* [STATED PROBLEM] Write out the listing below without alteration, omitting its pictures.

════════

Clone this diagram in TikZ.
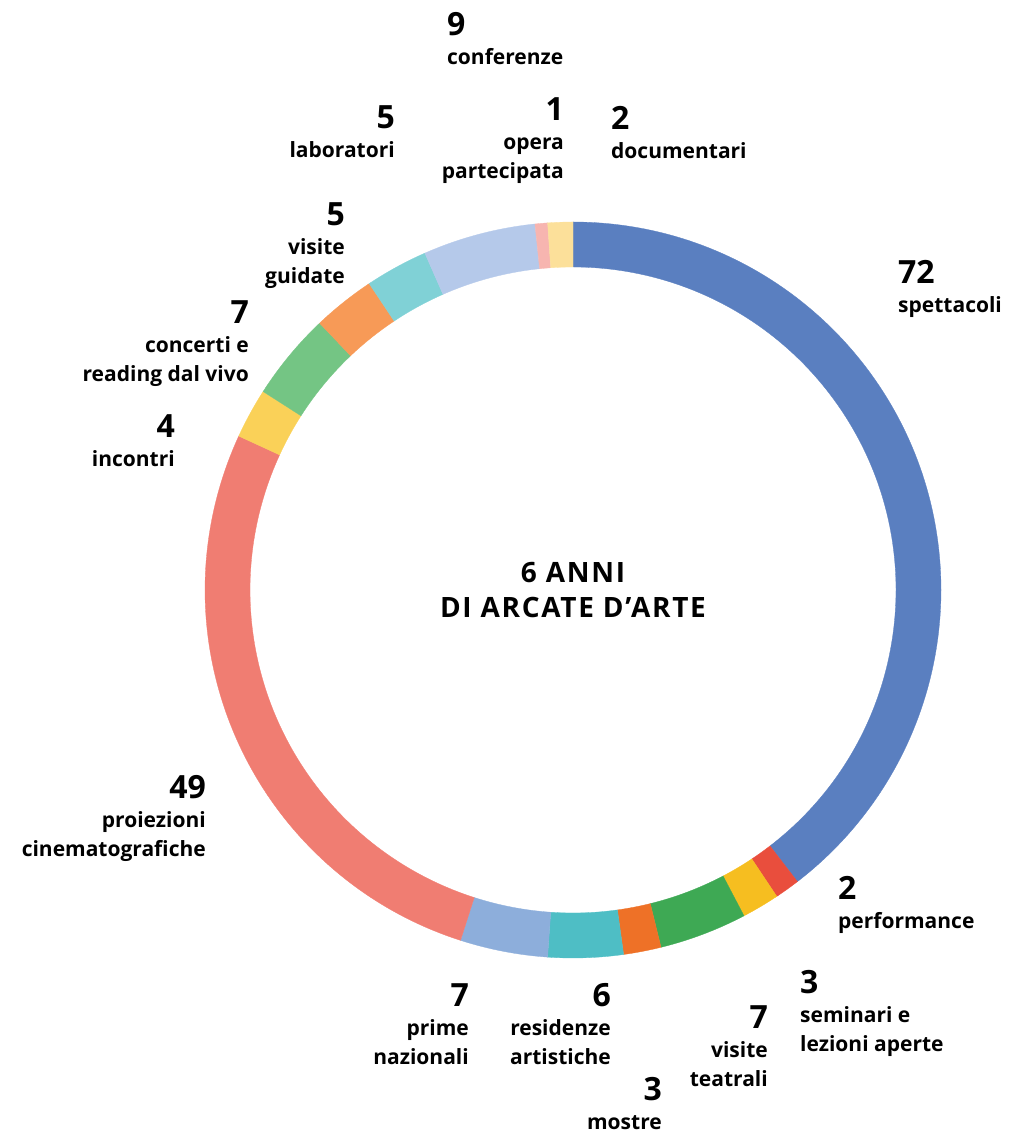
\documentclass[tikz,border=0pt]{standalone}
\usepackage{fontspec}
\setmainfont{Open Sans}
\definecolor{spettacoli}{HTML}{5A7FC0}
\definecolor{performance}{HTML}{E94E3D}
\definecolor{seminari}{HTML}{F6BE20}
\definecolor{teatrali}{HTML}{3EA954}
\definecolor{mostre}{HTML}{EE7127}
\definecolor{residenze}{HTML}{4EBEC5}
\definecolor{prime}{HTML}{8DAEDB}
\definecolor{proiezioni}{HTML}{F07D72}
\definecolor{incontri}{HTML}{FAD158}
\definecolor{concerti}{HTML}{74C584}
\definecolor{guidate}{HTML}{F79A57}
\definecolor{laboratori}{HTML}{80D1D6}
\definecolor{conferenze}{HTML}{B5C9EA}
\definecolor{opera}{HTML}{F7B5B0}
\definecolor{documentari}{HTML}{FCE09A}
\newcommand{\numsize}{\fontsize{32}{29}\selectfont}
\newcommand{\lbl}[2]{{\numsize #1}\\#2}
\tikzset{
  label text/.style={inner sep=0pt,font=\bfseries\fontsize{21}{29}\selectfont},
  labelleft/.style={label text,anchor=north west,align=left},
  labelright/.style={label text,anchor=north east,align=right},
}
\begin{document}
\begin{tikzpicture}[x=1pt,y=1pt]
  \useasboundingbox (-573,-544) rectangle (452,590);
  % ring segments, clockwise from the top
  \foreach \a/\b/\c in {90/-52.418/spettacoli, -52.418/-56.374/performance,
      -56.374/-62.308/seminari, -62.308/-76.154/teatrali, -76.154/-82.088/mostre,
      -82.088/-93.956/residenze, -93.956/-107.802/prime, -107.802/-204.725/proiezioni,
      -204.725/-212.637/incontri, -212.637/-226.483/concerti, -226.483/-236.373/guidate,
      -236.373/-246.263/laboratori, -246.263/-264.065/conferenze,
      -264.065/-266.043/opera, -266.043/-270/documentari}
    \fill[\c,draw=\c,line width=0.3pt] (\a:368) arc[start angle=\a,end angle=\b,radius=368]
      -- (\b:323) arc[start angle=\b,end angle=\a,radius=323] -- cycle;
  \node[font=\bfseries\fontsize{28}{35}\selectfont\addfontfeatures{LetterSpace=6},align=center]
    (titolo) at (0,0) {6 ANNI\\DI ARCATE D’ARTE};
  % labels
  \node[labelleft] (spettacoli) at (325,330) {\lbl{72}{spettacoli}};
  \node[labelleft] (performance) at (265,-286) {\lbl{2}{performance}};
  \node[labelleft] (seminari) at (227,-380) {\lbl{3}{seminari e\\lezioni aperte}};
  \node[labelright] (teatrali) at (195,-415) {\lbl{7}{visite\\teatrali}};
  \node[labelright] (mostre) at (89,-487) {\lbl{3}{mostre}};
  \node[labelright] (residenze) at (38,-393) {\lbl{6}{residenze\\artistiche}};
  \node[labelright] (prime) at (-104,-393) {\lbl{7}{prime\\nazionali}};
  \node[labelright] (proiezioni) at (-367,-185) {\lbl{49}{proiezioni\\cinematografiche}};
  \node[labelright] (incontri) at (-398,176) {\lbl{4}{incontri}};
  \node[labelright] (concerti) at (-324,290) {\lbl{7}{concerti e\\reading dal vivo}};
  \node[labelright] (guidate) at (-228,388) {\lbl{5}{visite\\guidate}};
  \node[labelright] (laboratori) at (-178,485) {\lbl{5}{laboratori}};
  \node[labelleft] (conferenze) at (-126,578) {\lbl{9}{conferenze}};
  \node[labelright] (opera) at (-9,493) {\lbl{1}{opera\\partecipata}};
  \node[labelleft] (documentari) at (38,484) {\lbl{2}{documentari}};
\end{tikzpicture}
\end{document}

════════

* [TASK RESULT]
Clone this diagram in TikZ.
\documentclass[tikz,border=0pt]{standalone}
\usepackage{fontspec}
\setmainfont{Open Sans}
\definecolor{spettacoli}{HTML}{5A7FC0}
\definecolor{performance}{HTML}{E94E3D}
\definecolor{seminari}{HTML}{F6BE20}
\definecolor{teatrali}{HTML}{3EA954}
\definecolor{mostre}{HTML}{EE7127}
\definecolor{residenze}{HTML}{4EBEC5}
\definecolor{prime}{HTML}{8DAEDB}
\definecolor{proiezioni}{HTML}{F07D72}
\definecolor{incontri}{HTML}{FAD158}
\definecolor{concerti}{HTML}{74C584}
\definecolor{guidate}{HTML}{F79A57}
\definecolor{laboratori}{HTML}{80D1D6}
\definecolor{conferenze}{HTML}{B5C9EA}
\definecolor{opera}{HTML}{F7B5B0}
\definecolor{documentari}{HTML}{FCE09A}
\newcommand{\numsize}{\fontsize{32}{29}\selectfont}
\newcommand{\lbl}[2]{{\numsize #1}\\#2}
\tikzset{
  label text/.style={inner sep=0pt,font=\bfseries\fontsize{21}{29}\selectfont},
  labelleft/.style={label text,anchor=north west,align=left},
  labelright/.style={label text,anchor=north east,align=right},
}
\begin{document}
\begin{tikzpicture}[x=1pt,y=1pt]
  \useasboundingbox (-573,-544) rectangle (452,590);
  % ring segments, clockwise from the top
  \foreach \a/\b/\c in {90/-52.418/spettacoli, -52.418/-56.374/performance,
      -56.374/-62.308/seminari, -62.308/-76.154/teatrali, -76.154/-82.088/mostre,
      -82.088/-93.956/residenze, -93.956/-107.802/prime, -107.802/-204.725/proiezioni,
      -204.725/-212.637/incontri, -212.637/-226.483/concerti, -226.483/-236.373/guidate,
      -236.373/-246.263/laboratori, -246.263/-264.065/conferenze,
      -264.065/-266.043/opera, -266.043/-270/documentari}
    \fill[\c,draw=\c,line width=0.3pt] (\a:368) arc[start angle=\a,end angle=\b,radius=368]
      -- (\b:323) arc[start angle=\b,end angle=\a,radius=323] -- cycle;
  \node[font=\bfseries\fontsize{28}{35}\selectfont\addfontfeatures{LetterSpace=6},align=center]
    (titolo) at (0,0) {6 ANNI\\DI ARCATE D’ARTE};
  % labels
  \node[labelleft] (spettacoli) at (325,330) {\lbl{72}{spettacoli}};
  \node[labelleft] (performance) at (265,-286) {\lbl{2}{performance}};
  \node[labelleft] (seminari) at (227,-380) {\lbl{3}{seminari e\\lezioni aperte}};
  \node[labelright] (teatrali) at (195,-415) {\lbl{7}{visite\\teatrali}};
  \node[labelright] (mostre) at (89,-487) {\lbl{3}{mostre}};
  \node[labelright] (residenze) at (38,-393) {\lbl{6}{residenze\\artistiche}};
  \node[labelright] (prime) at (-104,-393) {\lbl{7}{prime\\nazionali}};
  \node[labelright] (proiezioni) at (-367,-185) {\lbl{49}{proiezioni\\cinematografiche}};
  \node[labelright] (incontri) at (-398,176) {\lbl{4}{incontri}};
  \node[labelright] (concerti) at (-324,290) {\lbl{7}{concerti e\\reading dal vivo}};
  \node[labelright] (guidate) at (-228,388) {\lbl{5}{visite\\guidate}};
  \node[labelright] (laboratori) at (-178,485) {\lbl{5}{laboratori}};
  \node[labelleft] (conferenze) at (-126,578) {\lbl{9}{conferenze}};
  \node[labelright] (opera) at (-9,493) {\lbl{1}{opera\\partecipata}};
  \node[labelleft] (documentari) at (38,484) {\lbl{2}{documentari}};
\end{tikzpicture}
\end{document}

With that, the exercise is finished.